Mendengar ia berbicara seperti itu, tentu akan membuat kita mungkin kaget, mungkin tertawa, mungkin sinis, dan sebagainya. Tapi agaknya begitulah Malna, wujud dari gelagat laku puisi itu sendiri, juga bagian dari laku kebudayaan itu sendiri. Walaupun setelah itu ia mengemukakan hal lain dan tinjauan lainnya, ia sendiri sudah mengatakan bahwa sebenarnya pandangannya cukup sampai di situ. Lalu apa yang menarik untuk bisa kita elaborasi dari ungkapan Malna di atas sebagai suatu refleksi kebudayaan?
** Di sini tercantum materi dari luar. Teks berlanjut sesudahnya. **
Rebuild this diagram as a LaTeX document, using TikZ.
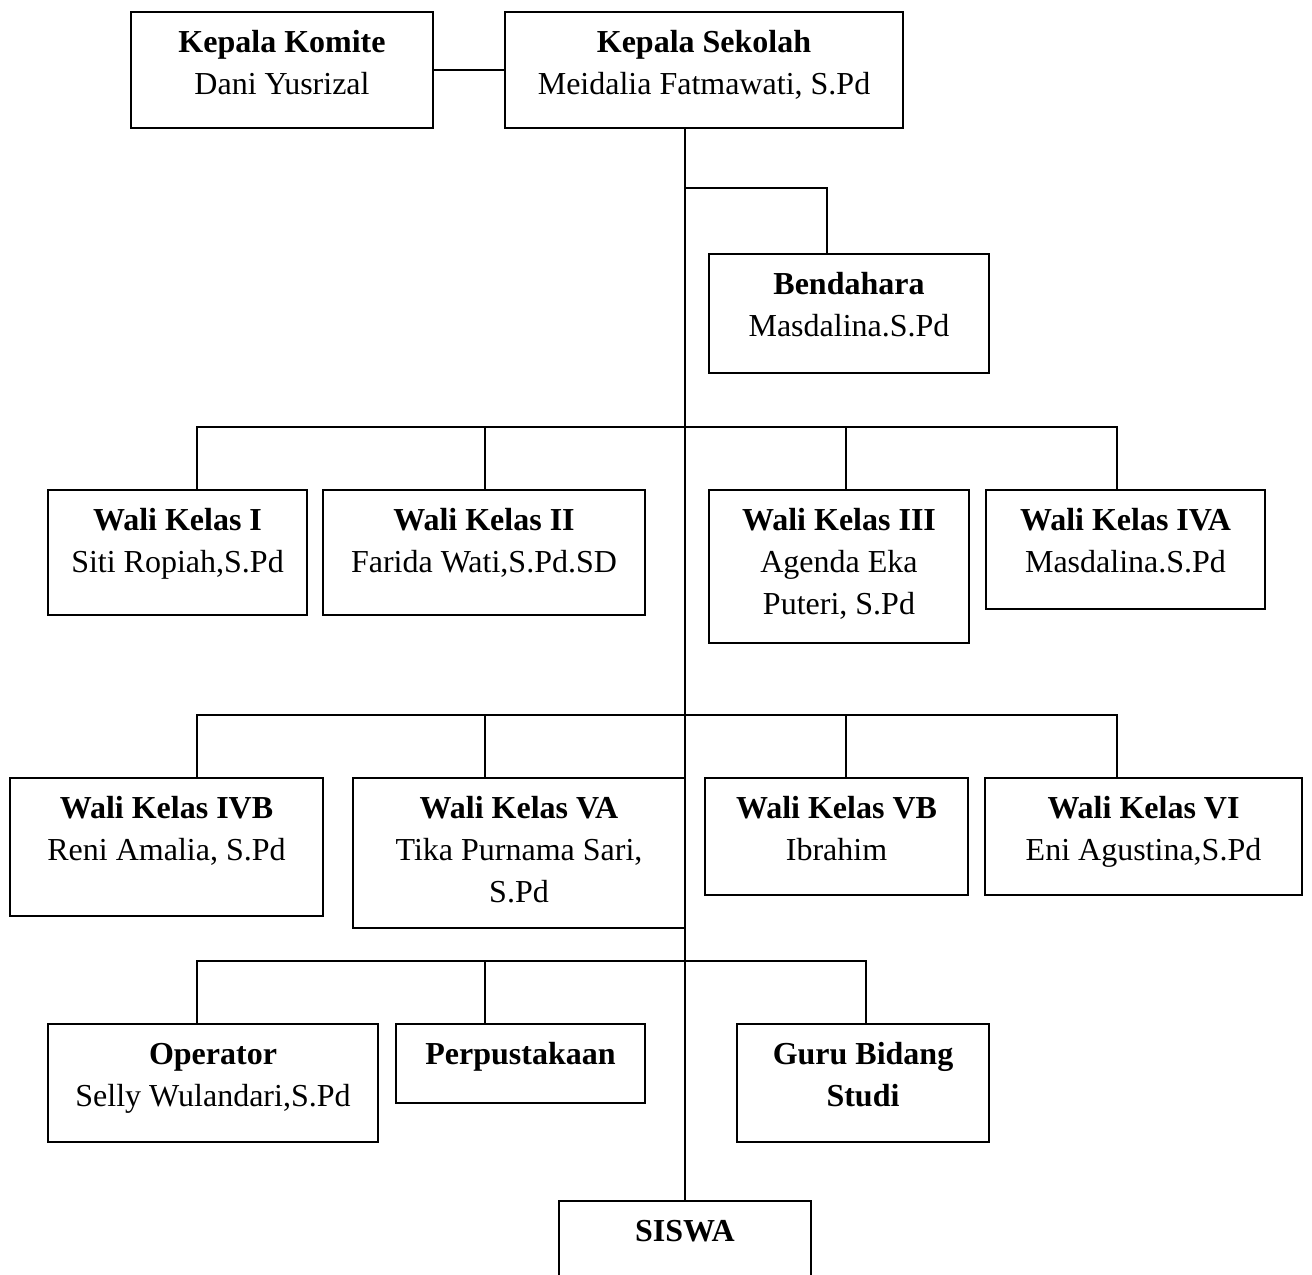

Bagi saya, ungkapan Malna itu adalah suatu refleksi yang cukup jauh jangkauannya, mampu membombardir waktu dan ruang, untuk kita kembali pada mulanya hidup manusia beserta cara perkembangbiakannya. Ia bahkan dan mungkin saja hendak melampaui persoalan Polemik Kebudayaan, Praha Kebudayaan, Kekerasan Kebudayaan, Kebudayaan Tradisional dan Modern, bahkan mungkin ingin melampaui pengotak-ngotakan kesejarahan-kebudayaan masa Kerajaan sampai keindonesiaan, dan seterusnya – dan sebagainya yang sudah terjadi di tubuh Indonesia dari waktu ke masa. Bahkan ia hendak dan mungkin saja ingin melampaui pandangan kebudayaan di seluruh dunia ini untuk sampai pada mulanya bagaimana manusia lahir melalui memek yang oleh kontol ditanami benih kehidupannya: terciptalah wujud yang kini tumbuh bernama kebudayaan. Maksudnya, sangat memungkinkan ia hendak memberikan kita refleksi bagaimana mulanya manusia diciptakan sebelum sampai pada apa yang kita sebut kini sebagai kesadaran dan keberlangsungan dari istilah kebudayaan itu sendiri. Dan untuk studi-kasus kebudayaan Indonesia, kiranya kesadaran bahwa semuanya terhubung melalui memek dan kontol yang oleh Afrizal Malna kemukakan adalah jalan lain dari kesadaran arkipelagis itu sendiri: entah ditinjau dari homo-sapiens atau jenis manusia lainnya yang hidup-menetap di Nusantara.
Sekali lagi, dan untuk dialektika bersama: kesadaran arkipelagis sangat menarik untuk kita tinjau bersama sebagai model kerangka mewahanai kebudayaan Indonesia!